Despite Pop Mart moving to app-based releases and price hikes on primary retail, secondary‑market sentiment now reads “past peak” on Reddit and TikTok. Average resale prices have dropped over 50% in some regions in recent months.
What the sensation has taught us about shopping

Labubu’s rise reflects more than toy mania; it seems to fill an emotional gap. Amid economic and cultural uncertainty, communities found solace in surprise and scarcity, collecting offered meaning when certainties faltered. But that spark risks flickering fast. The doll also functioned as an unlikely enabler, a bridge into a world often closed off to younger consumers. Frequently seen hanging from luxury handbags, including those of celebrities and fashion insiders, the toy became a symbolic accessory that offered a lower-cost entry into a high-value aesthetic. In a marketplace where prestige often feels out of reach, Labubu gave fans a sense of belonging, even if only by association, a small totem granting access to a bigger, more aspirational narrative.

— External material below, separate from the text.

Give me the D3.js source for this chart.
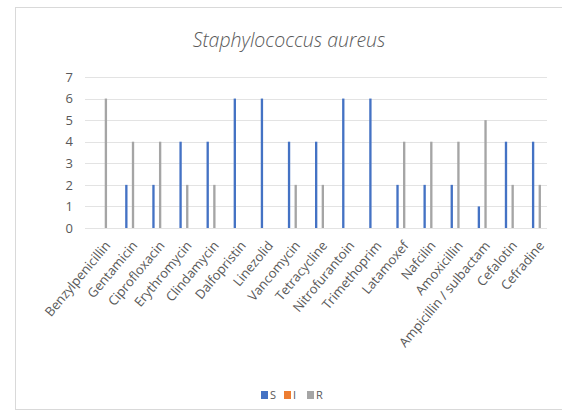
<!DOCTYPE html>
<html>
<head>
<meta charset="utf-8">
<script src="https://cdn.jsdelivr.net/npm/d3@7/dist/d3.min.js"></script>
<style>
  html, body { margin: 0; padding: 0; background: #fff; }
  svg { display: block; }
  text { font-family: "Open Sans", "Liberation Sans", sans-serif; fill: #595959; }
</style>
</head>
<body>
<script>
// Susceptibility profile of Staphylococcus aureus isolates
const categories = [
  "Benzylpenicillin", "Gentamicin", "Ciprofloxacin", "Erythromycin", "Clindamycin",
  "Dalfopristin", "Linezolid", "Vancomycin", "Tetracycline", "Nitrofurantoin",
  "Trimethoprim", "Latamoxef", "Nafcilin", "Amoxicillin", "Ampicillin / sulbactam",
  "Cefalotin", "Cefradine"
];
const seriesNames = ["S", "I", "R"];
const valuesS = [0, 2, 2, 4, 4, 6, 6, 4, 4, 6, 6, 2, 2, 2, 1, 4, 4];
const valuesI = [0, 0, 0, 0, 0, 0, 0, 0, 0, 0, 0, 0, 0, 0, 0, 0, 0];
const valuesR = [6, 4, 4, 2, 2, 0, 0, 2, 2, 0, 0, 4, 4, 4, 5, 2, 2];
const yTicks = [0, 1, 2, 3, 4, 5, 6, 7];
const colors = { S: "#4472C4", I: "#ED7D31", R: "#A5A5A5" };

const W = 562, H = 415;
const svg = d3.select("body").append("svg").attr("width", W).attr("height", H);

// chart frame
svg.append("rect")
  .attr("x", 15.5).attr("y", 7.5).attr("width", 560).attr("height", 402)
  .attr("fill", "#fff").attr("stroke", "#d9d9d9").attr("stroke-width", 1);

const plot = { left: 89, right: 550, top: 77, bottom: 228 };

const x = d3.scaleBand().domain(categories).range([plot.left, plot.right]).padding(0);
const y = d3.scaleLinear().domain([0, 7]).range([plot.bottom, plot.top]);
// the three bars of a category sit in a narrow cluster around its centre
const inner = d3.scaleBand().domain(seriesNames).range([-4.5, 4.5]).paddingInner(0.3);

// gridlines
svg.append("g")
  .selectAll("line").data(yTicks).join("line")
  .attr("x1", plot.left - 4).attr("x2", plot.right - 3)
  .attr("y1", d => Math.round(y(d)) + 0.5).attr("y2", d => Math.round(y(d)) + 0.5)
  .attr("stroke", "#e3e3e3").attr("stroke-width", 1);

// y axis labels
const yAxis = d3.axisLeft(y).tickValues(yTicks).tickSize(0).tickPadding(0).tickFormat(d3.format("d"));
const gy = svg.append("g").attr("transform", `translate(${plot.left - 16},0)`).call(yAxis);
gy.select(".domain").remove();
gy.selectAll("text").attr("font-size", 13).style("fill", "#595959")
  .style("font-family", '"Open Sans", "Liberation Sans", sans-serif');

// bars
const rows = categories.map((c, i) => ({ c, S: valuesS[i], I: valuesI[i], R: valuesR[i] }));
const groups = svg.append("g").selectAll("g").data(rows).join("g")
  .attr("transform", d => `translate(${x(d.c) + x.bandwidth() / 2},0)`);
groups.selectAll("rect")
  .data(d => seriesNames.map(k => ({ k, v: d[k] })))
  .join("rect")
  .attr("x", d => inner(d.k))
  .attr("width", inner.bandwidth())
  .attr("y", d => y(d.v))
  .attr("height", d => y(0) - y(d.v))
  .attr("fill", d => colors[d.k]);

// x axis labels
const xAxis = d3.axisBottom(x).tickSize(0).tickPadding(0);
const gx = svg.append("g").attr("transform", `translate(5,${plot.bottom + 15})`).call(xAxis);
gx.select(".domain").remove();
gx.selectAll("text")
  .attr("font-size", 13)
  .style("fill", "#595959")
  .style("font-family", '"Open Sans", "Liberation Sans", sans-serif')
  .attr("text-anchor", "end")
  .attr("dy", "0.35em")
  .attr("transform", "rotate(-50)");

// title
svg.append("text")
  .attr("x", 289).attr("y", 47)
  .attr("text-anchor", "middle")
  .attr("font-size", 19.5)
  .attr("font-style", "italic")
  .style("font-weight", 300)
  .text("Staphylococcus aureus");

// legend
const legend = svg.append("g").attr("transform", "translate(261,395)");
const items = legend.selectAll("g").data(seriesNames).join("g")
  .attr("transform", (d, i) => `translate(${i * 23},0)`);
items.append("rect").attr("x", 0).attr("y", -4).attr("width", 7).attr("height", 8)
  .attr("fill", d => colors[d]);
items.append("text").attr("x", 9).attr("y", 4).attr("font-size", 11).text(d => d);
</script>
</body>
</html>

Critics now question the environmental cost of micro-trend consumption and the addictive logic of blind-box buying. Nab’s investment analysts warn the hobby risks being misread as an investment strategy, particularly as resale values fluctuate wildly.
Crescendo or Coda?
Labubu’s arc, from studio sketch to scandalous seizure charts the power and peril of emotional commerce. While its early chapters brimmed with connection, the latest reveals strain: diluted trust, fraying fandom, speculative thrill substituting for substance.
Because in the end, emotional commerce isn’t built on scarcity alone. It’s built on how you manage desire, honour participation, and weave community into narrative, long after the packages are opened.
“Bye‑Bye Labubu?” Maybe. Maybe not. But more crucial is what follows. In an age where belonging outweighs possession, the next collectible that wins is the one that builds beyond the moment, not just demand, but devotion.